Tuesday, March 16, 2010

"Who Do You Think You Are?"

Text: Luke 20:1-8

We can safely assume that this exchange between Jesus the upper echelon of priests and teachers was more than a simple tit-for-tat game. It wasn't primarily about showing up the leaders, regardless of how deserving they may have ben of such treatment. So what was the point?

First of all, we should note what was taking place when the question was posed to Jesus: who gave you the right to do what you did to those merchants the other day? Let's review the scene. Jesus is teaching in the Temple, speaking the "good news" to people who were hanging on every word. What HAD they been hearing in the Temple if it wasn't good news? And the ones who were set apart to do the teaching weren't teaching--they were interrupting the preaching of the good news of the kingdom in order to ask about protocol. They were more concerned with silencing the one whose words were life than they were with the people given into their spiritual care.
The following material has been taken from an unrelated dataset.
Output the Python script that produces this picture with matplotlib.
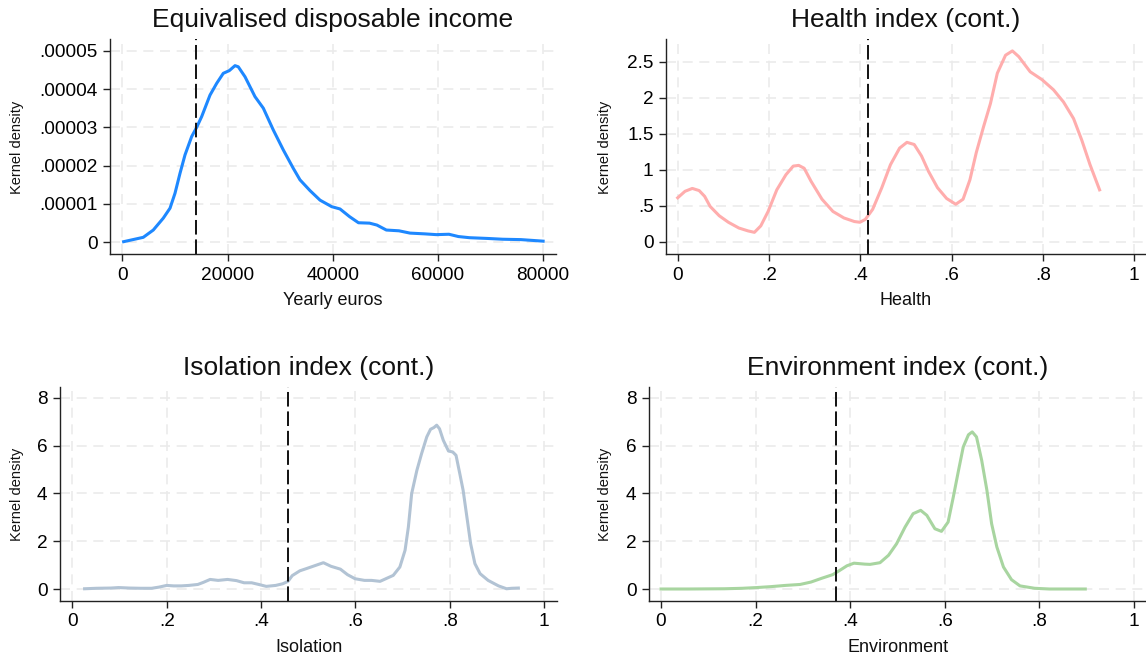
import matplotlib
matplotlib.use("Agg")
import matplotlib.pyplot as plt
import numpy as np

plt.rcParams['font.family'] = ['Liberation Sans', 'DejaVu Sans']

# ---------------- data ----------------
income_x = [250, 3990, 5890, 7790, 9070, 10020, 10970, 11920, 13190, 14140, 15090, 16670,
            17950, 19200, 20340, 21430, 22050, 23330, 25230, 26810, 28710, 30610, 32510,
            33780, 35680, 37590, 39810, 41390, 43200, 44900, 47000, 48400, 50200, 52600,
            54700, 57500, 59700, 62100, 63900, 66000, 69500, 72300, 75800, 77900, 80000]
income_y = [0.016, 0.13, 0.32, 0.63, 0.89, 1.28, 1.80, 2.28, 2.76, 3.00, 3.28, 3.84,
            4.15, 4.41, 4.48, 4.61, 4.58, 4.32, 3.80, 3.50, 2.93, 2.41, 1.93,
            1.63, 1.35, 1.10, 0.93, 0.87, 0.67, 0.51, 0.50, 0.45, 0.32, 0.30,
            0.24, 0.22, 0.20, 0.21, 0.15, 0.12, 0.10, 0.08, 0.07, 0.05, 0.03]  # x 1e-5
income_line = 13950

health_x = [0.0, 0.016, 0.032, 0.047, 0.059, 0.071, 0.091, 0.111, 0.134, 0.154, 0.168, 0.182,
            0.198, 0.217, 0.237, 0.253, 0.265, 0.277, 0.292, 0.316, 0.340, 0.364, 0.387,
            0.399, 0.411, 0.427, 0.447, 0.466, 0.486, 0.502, 0.518, 0.534, 0.549, 0.569,
            0.589, 0.609, 0.625, 0.640, 0.654, 0.670, 0.685, 0.700, 0.718, 0.733, 0.747,
            0.772, 0.798, 0.823, 0.845, 0.867, 0.885, 0.903, 0.924]
health_y = [0.61, 0.70, 0.74, 0.71, 0.63, 0.49, 0.36, 0.27, 0.19, 0.15, 0.13, 0.22,
            0.42, 0.72, 0.93, 1.05, 1.06, 1.02, 0.84, 0.59, 0.42, 0.33, 0.28,
            0.27, 0.31, 0.45, 0.75, 1.07, 1.30, 1.38, 1.35, 1.19, 0.98, 0.75,
            0.60, 0.52, 0.59, 0.86, 1.24, 1.60, 1.92, 2.34, 2.59, 2.65, 2.57,
            2.36, 2.25, 2.11, 1.94, 1.71, 1.41, 1.07, 0.72]
health_line = 0.417

isol_x = [0.026, 0.051, 0.082, 0.098, 0.121, 0.145, 0.168, 0.184, 0.200, 0.215, 0.231, 0.247,
          0.266, 0.278, 0.292, 0.309, 0.329, 0.348, 0.364, 0.380, 0.395, 0.411, 0.431,
          0.446, 0.457, 0.466, 0.482, 0.497, 0.513, 0.532, 0.548, 0.568, 0.583, 0.599,
          0.619, 0.634, 0.652, 0.680, 0.694, 0.705, 0.712, 0.719, 0.730, 0.740, 0.751,
          0.759, 0.766, 0.772, 0.778, 0.786, 0.797, 0.806, 0.813, 0.821, 0.828, 0.836,
          0.844, 0.853, 0.864, 0.881, 0.903, 0.920, 0.931, 0.945]
isol_y = [0.01, 0.03, 0.04, 0.06, 0.04, 0.03, 0.03, 0.08, 0.15, 0.13, 0.13, 0.15,
          0.19, 0.28, 0.40, 0.36, 0.40, 0.35, 0.26, 0.26, 0.19, 0.11, 0.15,
          0.22, 0.32, 0.56, 0.76, 0.86, 0.97, 1.10, 0.95, 0.83, 0.60, 0.43,
          0.36, 0.36, 0.32, 0.57, 0.92, 1.62, 2.59, 3.99, 4.96, 5.66, 6.36,
          6.68, 6.75, 6.85, 6.70, 6.22, 5.77, 5.73, 5.59, 4.82, 4.13, 3.01,
          1.89, 1.06, 0.64, 0.36, 0.13, 0.01, 0.03, 0.04]
isol_line = 0.457

env_x = [0.0, 0.057, 0.134, 0.172, 0.202, 0.233, 0.263, 0.294, 0.317, 0.340, 0.363, 0.378,
         0.393, 0.408, 0.431, 0.442, 0.463, 0.481, 0.498, 0.516, 0.533, 0.549, 0.562,
         0.579, 0.593, 0.607, 0.618, 0.629, 0.639, 0.650, 0.658, 0.667, 0.678, 0.689,
         0.699, 0.710, 0.724, 0.741, 0.759, 0.790, 0.821, 0.859, 0.897]
env_y = [0.0, 0.0, 0.01, 0.03, 0.06, 0.10, 0.15, 0.19, 0.29, 0.45, 0.60, 0.78,
         0.97, 1.08, 1.04, 1.03, 1.10, 1.41, 1.89, 2.59, 3.15, 3.29, 3.08,
         2.52, 2.41, 2.80, 3.85, 4.96, 5.94, 6.45, 6.57, 6.36, 5.38, 4.13,
         2.73, 1.76, 0.92, 0.39, 0.13, 0.03, 0.0, 0.0, 0.0]
env_line = 0.369

income_xticks = [0, 20000, 40000, 60000, 80000]
income_yticks = [0, 1e-5, 2e-5, 3e-5, 4e-5, 5e-5]
income_yticklabels = ['0', '.00001', '.00002', '.00003', '.00004', '.00005']
unit_xticks = [0, 0.2, 0.4, 0.6, 0.8, 1.0]
unit_xticklabels = ['0', '.2', '.4', '.6', '.8', '1']
health_yticks = [0, 0.5, 1, 1.5, 2, 2.5]
health_yticklabels = ['0', '.5', '1', '1.5', '2', '2.5']
idx_yticks = [0, 2, 4, 6, 8]
idx_yticklabels = ['0', '2', '4', '6', '8']

titles = ['Equivalised disposable income', 'Health index (cont.)',
          'Isolation index (cont.)', 'Environment index (cont.)']
xlabels = ['Yearly euros', 'Health', 'Isolation', 'Environment']
ylabel = 'Kernel density'

# ---------------- layout ----------------
W, H = 1146, 659
fig = plt.figure(figsize=(W / 100, H / 100), dpi=100)
fig.patch.set_facecolor('white')


def add_axes_px(left, right, top, bottom):
    return fig.add_axes([left / W, 1 - bottom / H, (right - left) / W, (bottom - top) / H])


def lims(v0, p0, v1, p1, e0, e1):
    s = (v1 - v0) / (p1 - p0)
    return v0 + (e0 - p0) * s, v0 + (e1 - p0) * s


GRID = '#ebebeb'
VDASH = (0, (7.5, 2.5))


def style(ax, xt, xtl, yt, ytl):
    ax.set_xticks(xt)
    ax.set_xticklabels(xtl)
    ax.set_yticks(yt)
    ax.set_yticklabels(ytl)
    for s in ['top', 'right']:
        ax.spines[s].set_visible(False)
    for s in ['left', 'bottom']:
        ax.spines[s].set_color('#222222')
        ax.spines[s].set_linewidth(1.0)
    ax.tick_params(direction='out', length=5, width=1.0, color='#222222',
                   labelsize=13.7, pad=4)
    ax.grid(True, color=GRID, linestyle=(0, (6, 4)), linewidth=1.2)
    ax.set_axisbelow(True)
    ax.set_facecolor('white')


LW = 2.2

# top-left
ax1 = add_axes_px(110, 556, 39, 254)
ax1.set_xlim(*lims(0, 122.3, 80000, 543.1, 110, 556))
ax1.set_ylim(*lims(0, 242.3, 5e-5, 50.7, 254, 39))
style(ax1, income_xticks, [str(v) for v in income_xticks], income_yticks, income_yticklabels)
ax1.plot(income_x, np.array(income_y) * 1e-5, color='#1e88ff', lw=LW, solid_joinstyle='round')
ax1.axvline(income_line, color='#111111', lw=1.4, linestyle=VDASH)

# top-right
ax2 = add_axes_px(666, 1146, 39, 254)
ax2.set_xlim(*lims(0, 677.7, 1, 1134.3, 666, 1146))
ax2.set_ylim(*lims(0, 241.7, 2.5, 61.7, 254, 39))
style(ax2, unit_xticks, unit_xticklabels, health_yticks, health_yticklabels)
ax2.plot(health_x, health_y, color='#ffadad', lw=LW, solid_joinstyle='round')
ax2.axvline(health_line, color='#111111', lw=1.4, linestyle=VDASH)

# bottom-left
ax3 = add_axes_px(60, 557, 387, 601)
ax3.set_xlim(*lims(0, 72.3, 1, 544.3, 60, 557))
ax3.set_ylim(*lims(0, 589, 8, 397.7, 601, 387))
style(ax3, unit_xticks, unit_xticklabels, idx_yticks, idx_yticklabels)
ax3.plot(isol_x, isol_y, color='#b2c3d4', lw=LW, solid_joinstyle='round')
ax3.axvline(isol_line, color='#111111', lw=1.4, linestyle=VDASH)

# bottom-right
ax4 = add_axes_px(649, 1146, 387, 601)
ax4.set_xlim(*lims(0, 661, 1, 1134, 649, 1146))
ax4.set_ylim(*lims(0, 589, 8, 397.7, 601, 387))
style(ax4, unit_xticks, unit_xticklabels, idx_yticks, idx_yticklabels)
ax4.plot(env_x, env_y, color='#a8d5a0', lw=LW, solid_joinstyle='round')
ax4.axvline(env_line, color='#111111', lw=1.4, linestyle=VDASH)

# titles and labels
title_pos = [(333, 20), (906, 20), (309, 368), (898, 368)]
xlabel_pos = [(333, 301), (906, 301), (309, 647), (898, 647)]
ylabel_pos = [(17, 147), (605, 147), (17, 494), (605, 494)]
for t, (x, y) in zip(titles, title_pos):
    fig.text(x / W, 1 - y / H, t, ha='center', va='center', fontsize=19, color='#111111')
for t, (x, y) in zip(xlabels, xlabel_pos):
    fig.text(x / W, 1 - y / H, t, ha='center', va='center', fontsize=13, color='#111111')
for (x, y) in ylabel_pos:
    fig.text(x / W, 1 - y / H, ylabel, ha='center', va='center', rotation=90,
             fontsize=10.5, color='#111111')

fig.savefig('out.png', dpi=100, facecolor='white')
Secondly, by pointing to John as one who had been sent by God Jesus again implied their own failure as teachers. John, too, was one whom people went out of their way to hear a message worthy of their response. And by refusing to answer Jesus' question, the teachers proved themselves incapable of discerning and stating where God was acting in their world.

Have we ever been more interested in whether protocol is followed than in whether the truth is being spoken, or so caught up in the trappings and procedures that we attempt to silence the good news, without even hearing it ourselves? Have we left people longing for the Word, and at the same time cast doubt upon those who provide it? Not everyone who draws a crowd is speaking truly for and of God; but we must be willing to listen first. God speaks in surprising places when the voices He first provides have been unfaithful in proclamation.